● To be done: Leave out the pictures and set down exactly the lines from the start of the listing through the one with "plt.rcParams['font.family'] = ['Liberation", both included.

#### Source excerpt

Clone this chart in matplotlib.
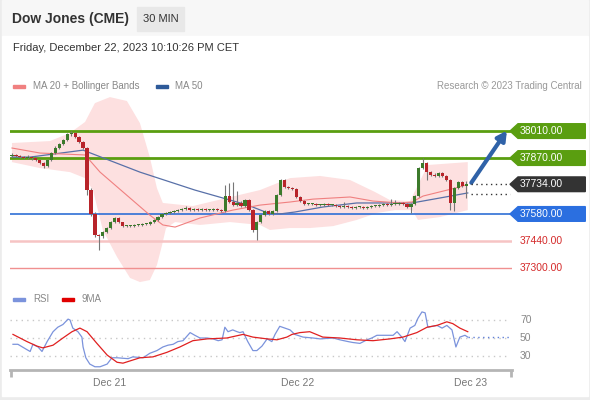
import numpy as np
import matplotlib
matplotlib.use('Agg')
import matplotlib.pyplot as plt
from matplotlib.patches import Rectangle, Polygon

plt.rcParams['font.family'] = ['Liberation Sans', 'DejaVu Sans']

# 30 min candles, Dow Jones (CME), Dec 20 evening -> Dec 22 22:00 CET
opens = [37880, 37886, 37880, 37875, 37870, 37875, 37870, 37860, 37844, 37829,
         37860, 37896, 37922, 37943, 37963, 37994, 38000, 37979, 37953, 37922,
         37704, 37580, 37471, 37466, 37486, 37507, 37538, 37559, 37538, 37518,
         37518, 37518, 37523, 37523, 37528, 37528, 37538, 37549, 37564, 37580,
         37585, 37590, 37595, 37600, 37606, 37611, 37600, 37606, 37600, 37606,
         37600, 37600, 37606, 37600, 37595, 37673, 37642, 37626, 37637, 37621,
         37652, 37600, 37497, 37538, 37574, 37595, 37580, 37595, 37678, 37756,
         37720, 37714, 37709, 37668, 37647, 37632, 37632, 37632, 37626, 37626,
         37632, 37626, 37626, 37621, 37616, 37621, 37616, 37611, 37616, 37616,
         37611, 37616, 37621, 37621, 37626, 37632, 37626, 37632, 37632, 37637,
         37632, 37616, 37632, 37673, 37818, 37844, 37797, 37782, 37777, 37792,
         37777, 37756, 37637, 37714, 37746, 37725]
highs = [37896, 37891, 37886, 37880, 37884, 37880, 37875, 37865, 37850, 37865,
         37901, 37930, 37950, 37970, 38002, 38010, 38005, 37984, 37958, 37927,
         37715, 37590, 37478, 37492, 37512, 37543, 37564, 37562, 37540, 37525,
         37525, 37528, 37530, 37533, 37535, 37543, 37554, 37569, 37585, 37592,
         37597, 37602, 37608, 37612, 37620, 37616, 37612, 37611, 37612, 37611,
         37607, 37612, 37611, 37606, 37730, 37740, 37746, 37700, 37645, 37660,
         37658, 37606, 37543, 37580, 37600, 37600, 37600, 37684, 37762, 37760,
         37725, 37720, 37714, 37673, 37652, 37638, 37638, 37637, 37632, 37637,
         37637, 37632, 37632, 37626, 37640, 37626, 37621, 37621, 37621, 37621,
         37621, 37626, 37628, 37632, 37637, 37637, 37660, 37650, 37642, 37642,
         37637, 37637, 37680, 37824, 37870, 37850, 37803, 37790, 37798, 37798,
         37782, 37762, 37720, 37752, 37752, 37750]
lows = [37875, 37875, 37870, 37865, 37865, 37862, 37855, 37839, 37820, 37825,
        37855, 37890, 37915, 37938, 37958, 37985, 37972, 37948, 37915, 37680,
        37570, 37460, 37393, 37455, 37480, 37500, 37533, 37533, 37512, 37512,
        37512, 37512, 37518, 37518, 37522, 37522, 37533, 37544, 37559, 37575,
        37580, 37585, 37590, 37595, 37600, 37595, 37595, 37595, 37595, 37594,
        37594, 37595, 37594, 37590, 37590, 37636, 37620, 37620, 37615, 37615,
        37594, 37486, 37445, 37533, 37568, 37574, 37574, 37590, 37672, 37714,
        37709, 37704, 37662, 37642, 37626, 37626, 37626, 37621, 37621, 37621,
        37621, 37620, 37616, 37610, 37611, 37610, 37605, 37606, 37610, 37605,
        37606, 37611, 37615, 37616, 37621, 37621, 37621, 37626, 37626, 37626,
        37610, 37585, 37626, 37668, 37812, 37756, 37776, 37770, 37770, 37770,
        37750, 37600, 37595, 37708, 37718, 37663]
closes = [37886, 37880, 37875, 37870, 37875, 37870, 37860, 37844, 37829, 37860,
          37896, 37922, 37943, 37963, 37994, 38000, 37979, 37953, 37922, 37704,
          37580, 37471, 37466, 37486, 37507, 37538, 37559, 37538, 37518, 37518,
          37518, 37523, 37523, 37528, 37528, 37538, 37549, 37564, 37580, 37585,
          37590, 37595, 37600, 37606, 37611, 37600, 37606, 37600, 37606, 37600,
          37600, 37606, 37600, 37595, 37673, 37642, 37626, 37637, 37621, 37652,
          37600, 37497, 37538, 37574, 37595, 37580, 37595, 37678, 37756, 37720,
          37714, 37709, 37668, 37647, 37632, 37632, 37632, 37626, 37626, 37632,
          37626, 37626, 37621, 37616, 37621, 37616, 37611, 37616, 37616, 37611,
          37616, 37621, 37621, 37626, 37632, 37626, 37632, 37632, 37637, 37632,
          37616, 37632, 37673, 37818, 37844, 37797, 37782, 37777, 37792, 37777,
          37756, 37637, 37714, 37746, 37725, 37734]

# indicators (x = bar index)
ma50_x = [0, 4.6, 18.0, 32.4, 46.3, 59.7, 64.8, 67.8, 71.6, 78.7, 87.3, 94.4, 101.3, 108.4, 115.4]
ma50_v = [37875, 37875, 37911, 37797, 37704, 37626, 37585, 37580, 37590, 37616, 37637, 37637, 37637, 37663, 37689]

ma20_x = [0, 7.1, 18.5, 22.3, 34.9, 38.2, 41.3, 47.6, 55.9, 62.8, 70.4, 76.2, 85.6, 91.4, 98.2, 101.3, 104.1, 112.2, 114.9]
ma20_v = [37922, 37896, 37886, 37797, 37574, 37523, 37512, 37559, 37600, 37626, 37642, 37657, 37668, 37647, 37637, 37642, 37673, 37714, 37730]

bb_up_x = [0, 9.6, 14.7, 18.5, 21.0, 24.8, 29.1, 32.4, 34.9, 36.7, 38.2, 45.8, 54.4, 62.8, 70.4, 78.0,
           85.6, 91.9, 95.7, 100.8, 102.8, 105.3, 115.4]
bb_up = [37948, 37958, 38000, 38057, 38155, 38186, 38166, 38051, 37875, 37714, 37637, 37621, 37663, 37704,
         37766, 37777, 37756, 37694, 37652, 37647, 37730, 37834, 37849]
bb_lo_x = [0, 7.1, 14.7, 18.5, 20.5, 23.0, 26.6, 29.9, 32.4, 34.9, 36.7, 38.0, 39.0, 41.3, 47.6, 55.2,
           62.8, 65.3, 70.4, 75.4, 81.3, 87.3, 92.4, 97.0, 101.3, 102.8, 108.4, 115.4]
bb_lo = [37849, 37818, 37797, 37766, 37704, 37497, 37357, 37248, 37227, 37237, 37315, 37419, 37507, 37538,
         37523, 37538, 37523, 37497, 37507, 37507, 37517, 37549, 37585, 37600, 37600, 37549, 37564, 37600]

rsi_x = [0.25, 1.5, 3.8, 4.6, 5.3, 6.6, 7.6, 8.9, 10.4, 11.6,
         12.9, 14.2, 14.7, 15.4, 16.7, 17.7, 18.0, 18.7, 19.7, 21.0,
         22.3, 24.1, 25.3, 26.6, 29.4, 30.6, 33.2, 34.9, 36.7, 38.2,
         39.5, 40.8, 42.0, 43.3, 45.1, 46.3, 47.6, 49.4, 50.9, 52.2,
         53.2, 53.9, 54.7, 55.9, 57.0, 57.7, 58.5, 59.7, 61.0, 62.0,
         63.3, 64.6, 65.8, 66.6, 67.8, 69.1, 70.4, 71.6, 73.7, 76.2,
         78.0, 81.3, 83.0, 85.1, 86.3, 88.1, 89.9, 91.1, 92.4, 94.9,
         96.5, 97.5, 98.7, 99.5, 100.8, 102.0, 102.8, 103.8, 104.6, 105.3,
         107.6, 108.9, 110.1, 111.4, 112.4, 113.4, 114.7, 115.4]
rsi_v = [43, 43, 37, 35, 43, 40, 35, 46, 57, 62,
         65, 71, 70, 61, 57, 51, 40, 28, 21, 18,
         18, 21, 28, 28, 27, 29, 28, 33, 36, 40,
         42, 43, 46, 47, 56, 53, 50, 50, 49, 47,
         48, 62, 57, 59, 57, 56, 57, 46, 36, 36,
         41, 49, 46, 54, 63, 61, 59, 54, 51, 50,
         49, 50, 48, 46, 45, 44, 48, 50, 53, 53,
         53, 57, 51, 46, 61, 64, 72, 79, 78, 62,
         64, 61, 64, 59, 40, 51, 53, 51]
ma9_x = [0.25, 3.8, 6.3, 7.8, 10.4, 12.9, 15.2, 17.2, 19.0, 21.5,
         24.1, 26.6, 28.1, 32.4, 35.7, 39.2, 42.5, 45.8, 49.4, 54.4,
         58.5, 61.0, 64.6, 67.1, 69.6, 70.9, 72.9, 75.4, 78.7, 83.0,
         87.3, 91.4, 95.7, 99.0, 102.5, 105.1, 107.6, 110.1, 111.6, 113.4, 115.4]
ma9_v = [54, 46, 41, 39, 42, 50, 57, 61, 57, 44,
         31, 23, 22, 28, 29, 34, 40, 47, 49, 50,
         54, 51, 49, 48, 51, 54, 56, 57, 51, 50,
         48, 47, 49, 51, 56, 62, 64, 68, 66, 61, 57]

day_ticks = [24.8, 72.2, 116.2]
day_labels = ['Dec 21', 'Dec 22', 'Dec 23']

resistances = [38010, 37870]
support = 37580
lower_levels = [37440, 37300]
last_price = 37734
target = 38010

W, H = 590, 400
fig = plt.figure(figsize=(W / 100, H / 100), dpi=100)


def px_axes(l, t, r, b, z):
    a = fig.add_axes([l / W, 1 - b / H, (r - l) / W, (b - t) / H], zorder=z)
    a.patch.set_alpha(0)
    return a


# background / header, in pixel coords
bg = fig.add_axes([0, 0, 1, 1], zorder=0)
bg.set_xlim(0, W)
bg.set_ylim(H, 0)
bg.axis('off')
bg.add_patch(Rectangle((0, 0), W, H, color='#ececec'))
bg.add_patch(Rectangle((2, 0), 586, 36, color='#f7f7f7'))
bg.add_patch(Rectangle((2, 36), 586, 360, color='white'))
bg.text(12, 19, 'Dow Jones (CME)', fontsize=10, fontweight='bold', color='#333333', va='center')
bg.add_patch(Rectangle((137, 7), 47, 24, color='#e8e8e8'))
bg.text(160.5, 19, '30 MIN', fontsize=8, color='#333333', ha='center', va='center')
bg.text(13, 48, 'Friday, December 22, 2023 10:10:26 PM CET', fontsize=8, color='#333333', va='center')

bg.add_patch(Rectangle((13, 84.5), 12, 3.5, color='#f08080'))
bg.text(33, 86, 'MA 20 + Bollinger Bands', fontsize=7, color='#888888', va='center')
bg.add_patch(Rectangle((156, 84.5), 12, 3.5, color='#2e5a99'))
bg.text(175, 86, 'MA 50', fontsize=7, color='#888888', va='center')
bg.text(582, 86, 'Research \u00a9 2023 Trading Central', fontsize=7, color='#999999', ha='right', va='center')

bg.add_patch(Rectangle((13, 297.5), 12, 3.5, color='#7b93dc'))
bg.text(33, 299, 'RSI', fontsize=7, color='#888888', va='center')
bg.add_patch(Rectangle((62, 297.5), 12, 3.5, color='#e00000'))
bg.text(82, 299, '9MA', fontsize=7, color='#888888', va='center')

# ---- price panel
ax = px_axes(10, 95, 512, 288, 2)
ax.set_xlim(-0.5, 126.6)
ax.set_ylim(37196, 38197)
ax.axis('off')

ax.fill(np.r_[bb_up_x, bb_lo_x[::-1]], np.r_[bb_up, bb_lo[::-1]], color='#fde0e0', lw=0, zorder=1)

for lvl in resistances:
    ax.axhline(lvl, xmax=0.998, color='#5a9e10', lw=2, zorder=2)
ax.axhline(support, xmax=0.998, color='#2f6fd6', lw=1.2, zorder=2)
ax.axhline(lower_levels[0], xmax=0.998, color='#f6c4c4', lw=1.8, zorder=2)
ax.axhline(lower_levels[1], xmax=0.998, color='#f09090', lw=1, zorder=2)

ax.plot(ma50_x, ma50_v, color='#5870a8', lw=0.9, zorder=3)
ax.plot(ma20_x, ma20_v, color='#f08080', lw=0.8, zorder=3)

x = np.arange(len(closes))
o = np.array(opens)
c = np.array(closes)
up = c >= o
col = np.where(up, '#3c7a2b', '#b8242a')
ax.vlines(x, lows, highs, color='#777777', lw=0.8, zorder=4)
ax.bar(x, np.maximum(np.abs(c - o), 5), bottom=np.minimum(o, c), width=0.82, color=col, zorder=5)

# trend arrow + last price dotted guides
ax.annotate('', xy=(125.3, target + 2), xytext=(116.3, last_price + 8),
            arrowprops=dict(arrowstyle='-|>,head_length=0.55,head_width=0.3', color='#2f62a8', lw=3,
                            shrinkA=0, shrinkB=0), zorder=6)
ax.plot([116.3, 126.2], [last_price, last_price], color='#333333', lw=1, ls=(0, (1, 2.5)), zorder=6)
ax.plot([116.3, 126.2], [37685, 37685], color='#333333', lw=1, ls=(0, (1, 2.5)), zorder=6)

# right side labels
yt = ax.get_yaxis_transform()
hh = 38


def tag(val, face):
    pts = [(0.996, val), (1.012, val + hh), (1.146, val + hh), (1.146, val - hh), (1.012, val - hh)]
    ax.add_patch(Polygon(pts, closed=True, color=face, transform=yt, clip_on=False, zorder=7))
    ax.text(1.016, val, '%.2f' % val, transform=yt, color='white', fontsize=7.5, va='center', zorder=8)


tag(resistances[0], '#5a9e10')
tag(resistances[1], '#5a9e10')
tag(last_price, '#333333')
tag(support, '#2b6fe0')
for lvl in lower_levels:
    ax.text(1.016, lvl, '%.2f' % lvl, transform=yt, color='#d42a2a', fontsize=7.5, va='center')

# ---- RSI panel
rx = px_axes(10, 305, 512, 370, 2)
rx.set_xlim(-0.5, 126.6)
rx.set_ylim(14.4, 86.7)
for s in ['top', 'left', 'right']:
    rx.spines[s].set_visible(False)
rx.spines['bottom'].set_color('#b5b5b5')
rx.spines['bottom'].set_linewidth(2)
rx.set_yticks([])
rx.set_xticks(day_ticks, day_labels)
rx.tick_params(axis='x', length=0, pad=6, labelsize=7.5, labelcolor='#777777')
rx.set_xticks([-0.3, 126.3], minor=True)
rx.tick_params(axis='x', which='minor', length=5, width=2, color='#b5b5b5')

for lvl in [30, 50, 70]:
    rx.axhline(lvl, xmax=0.996, color='#c8c8c8', lw=1, ls=(0, (1, 3)))
    rx.text(1.016, lvl, str(lvl), transform=rx.get_yaxis_transform(), fontsize=7.5, color='#888888', va='center')

rx.plot(rsi_x, rsi_v, color='#7b93dc', lw=0.9)
rx.plot(ma9_x, ma9_v, color='#e02020', lw=0.9)
rx.plot([115.4, 126.2], [rsi_v[-1], rsi_v[-1]], color='#5f7fd8', lw=1, ls=(0, (1, 2.5)))

fig.savefig('out.png', dpi=100)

########

● Written solution:
Clone this chart in matplotlib.
import numpy as np
import matplotlib
matplotlib.use('Agg')
import matplotlib.pyplot as plt
from matplotlib.patches import Rectangle, Polygon

plt.rcParams['font.family'] = ['Liberation Sans', 'DejaVu Sans']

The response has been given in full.